Homesteading is to me to live in self-reliance, simplicity and mindfulness. To be able to do that in a way that feels true to what we believe in, I’ve found that it demands a narrow definition of what I put in the word enough. In the spirit of self-sufficiency, we want are needs to be limited, so that we can keep meet them at home.
For us, homesteading is also about acknowledging that we as humans are a part of the natural world and it’s a responsibility to use natural resources mindfully so to not waste them. To me the natural world is the real world and I also believe that most kinds of excess creates a barrier between me and it, whether it’s in the form of participating in the modern, illusionary financial system or the mental distractions of having too much to maintain and manage.

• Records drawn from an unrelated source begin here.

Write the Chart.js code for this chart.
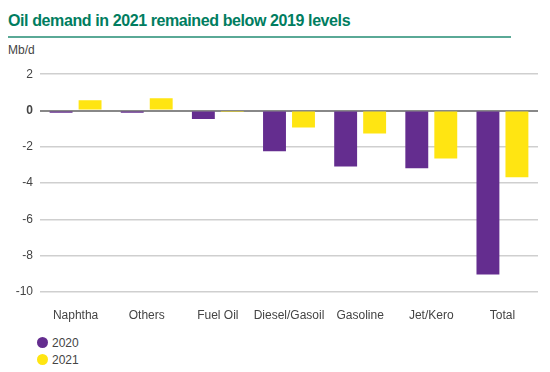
<!DOCTYPE html>
<html>
<head>
<meta charset="utf-8">
<script src="https://cdn.jsdelivr.net/npm/chart.js@4/dist/chart.umd.min.js"></script>
<style>
body{margin:0;background:#fff;font-family:"Liberation Sans",Arial,sans-serif;}
#wrap{position:relative;width:550px;height:372px;}
#title{position:absolute;left:8px;top:12px;font-size:16px;letter-spacing:-0.4px;font-weight:bold;color:#007d60;}
#rule{position:absolute;left:8px;top:36px;width:503px;height:2px;background:#5aa996;}
#unit{position:absolute;left:8px;top:43px;font-size:12px;color:#444;}
#box{position:absolute;left:0;top:60px;width:550px;height:274px;}
#legend{position:absolute;left:37px;top:335px;font-size:12px;color:#444;}
#legend div{height:17px;line-height:17px;}
#legend span{display:inline-block;width:11px;height:11px;border-radius:50%;margin-right:4px;vertical-align:-1px;}
</style>
</head>
<body>
<div id="wrap">
<div id="title">Oil demand in 2021 remained below 2019 levels</div>
<div id="rule"></div>
<div id="unit">Mb/d</div>
<div id="box"><canvas id="chart"></canvas></div>
<div id="legend"></div>
</div>
<script>
const categories = ["Naphtha","Others","Fuel Oil","Diesel/Gasoil","Gasoline","Jet/Kero","Total"]
const values2020 = [-0.12,-0.12,-0.47,-2.25,-3.08,-3.18,-9.03]
const values2021 = [0.57,0.67,-0.08,-0.94,-1.27,-2.65,-3.68]
const seriesNames = ["2020","2021"]
const seriesColors = ["#642d8f","#ffe512"]

const ctx = document.getElementById("chart").getContext("2d")

const chart = new Chart(ctx,{
type:"bar",
data:{
labels:categories,
datasets:[{
label:seriesNames[0],
data:values2020,
backgroundColor:seriesColors[0]
},{
label:seriesNames[1],
data:values2021,
backgroundColor:seriesColors[1]
}]
},
options:{
responsive:true,
maintainAspectRatio:false,
animation:false,
categoryPercentage:0.815,
barPercentage:0.79,
layout:{padding:{top:6,right:12}},
plugins:{
legend:{display:false},
tooltip:{enabled:false}
},
scales:{
x:{
grid:{display:false},
border:{display:false},
ticks:{color:"#444",font:{size:12,family:"Liberation Sans"},padding:8,maxRotation:0,autoSkip:false},
afterFit:function(s){s.height=42}
},
y:{
min:-10,
max:2,
ticks:{
stepSize:2,
color:"#444",
padding:7,
font:function(c){return {size:12,family:"Liberation Sans",weight:c.tick && c.tick.value===0?"bold":"normal"}}
},
border:{display:false},
grid:{
drawTicks:false,
color:function(c){return c.tick && c.tick.value===0?"#888":"#cfcfcf"},
lineWidth:function(c){return c.tick && c.tick.value===0?2:1.5}
},
afterFit:function(s){s.width=40}
}
}
}
})

// legend, one entry per line
const legend = document.getElementById("legend")
chart.data.datasets.forEach(function(ds){
legend.innerHTML += '<div><span style="background:'+ds.backgroundColor+'"></span>'+ds.label+'</div>'
})
</script>
</body>
</html>
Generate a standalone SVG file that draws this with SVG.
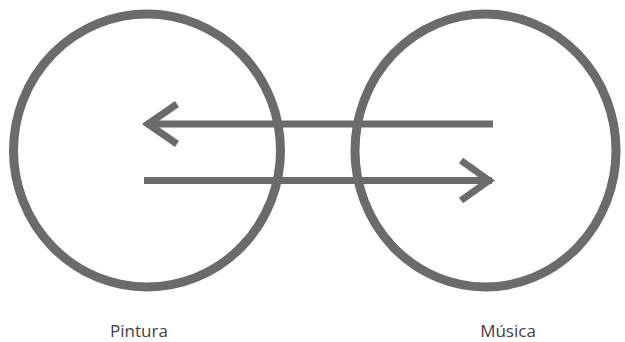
<svg xmlns="http://www.w3.org/2000/svg" width="625" height="342" viewBox="0 0 625 342">
<style>
.ring{fill:none;stroke:#6b6b6b;stroke-width:9}
.ln{fill:none;stroke:#6b6b6b;stroke-width:7;stroke-linejoin:miter;stroke-miterlimit:6}
.lbl{font-family:"Open Sans","Noto Sans",sans-serif;font-size:17px;fill:#3f3f3f;text-anchor:middle}
</style>
<rect width="625" height="342" fill="#ffffff"/>
<g id="pintura">
<ellipse class="ring" cx="147" cy="150.5" rx="133.5" ry="136.5"/>
<text class="lbl" x="139" y="337">Pintura</text>
</g>
<g id="musica">
<ellipse class="ring" cx="485.5" cy="150.5" rx="130.5" ry="136.5"/>
<text class="lbl" x="508" y="337">Música</text>
</g>
<g id="connectors">
<line class="ln" x1="493" y1="124" x2="146" y2="124"/>
<polyline class="ln" points="177,104 148,124 177,144"/>
<line class="ln" x1="144" y1="180.5" x2="492" y2="180.5"/>
<polyline class="ln" points="461,160.5 489,180.5 461,200.5"/>
</g>
</svg>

We often choose to get by without things that would compromise these factors since it would distance us from how we like to live. By keeping a clear and uncluttered view on the difference between a true necessity and a constructed necessity we’re able to increase our self reliance instead of wanting things that ultimately create dependence on sources beyond our control. By for example being satisfied with eating food we can produce, even if it sometimes means a limited range of variety, we know we’re in control of our food supply. If we find that variety too slim, our solution would be to expand the range of crops, improve our storage capacity so more food last longer or increase our creativity for how to prepare the food, rather than resort to external sources.
In modern society many have constructed necessities around things like big cars, over-sized houses, gadgets and weekend getaways requiring long drives or flights. A cell-phone is one example of something many consider necessary today but while it might add some convenience for me, I do fine without and rather not have to make the money to pay the monthly bill. This might sound like a restriction, or deprivation, but is to us a path to increased freedom in our lives. If our basic needs are few (how much money we need, for example, or how many material belongings need maintenance and management) we can swiftly move on to other pursuits, such as leisure time activities or creative projects or helping others.
To know when enough is enough is the biggest challenge with homesteading in the 21st Century and is contrary to the contemporary ideal that more is merrier, big is better and growth is greater. The challenge lies not only in making many deliberate decisions, but also to hold out against the norm that one ought to take what one get get, necessary or not. For the past few years we’ve decided to close the Hostel in early September, long before most seasonal business in the area. Each year we are approached by people questioning this decision, stating that we could make so much money by staying open a few more weeks. By voluntary and intentionally choose not to have over to have and by keeping our definition of enough narrow, we can meet our financial need within a few months of running the Hostel and then focus on providing our food from the gardens, improving our homestead and enjoy the quieter season at home, together.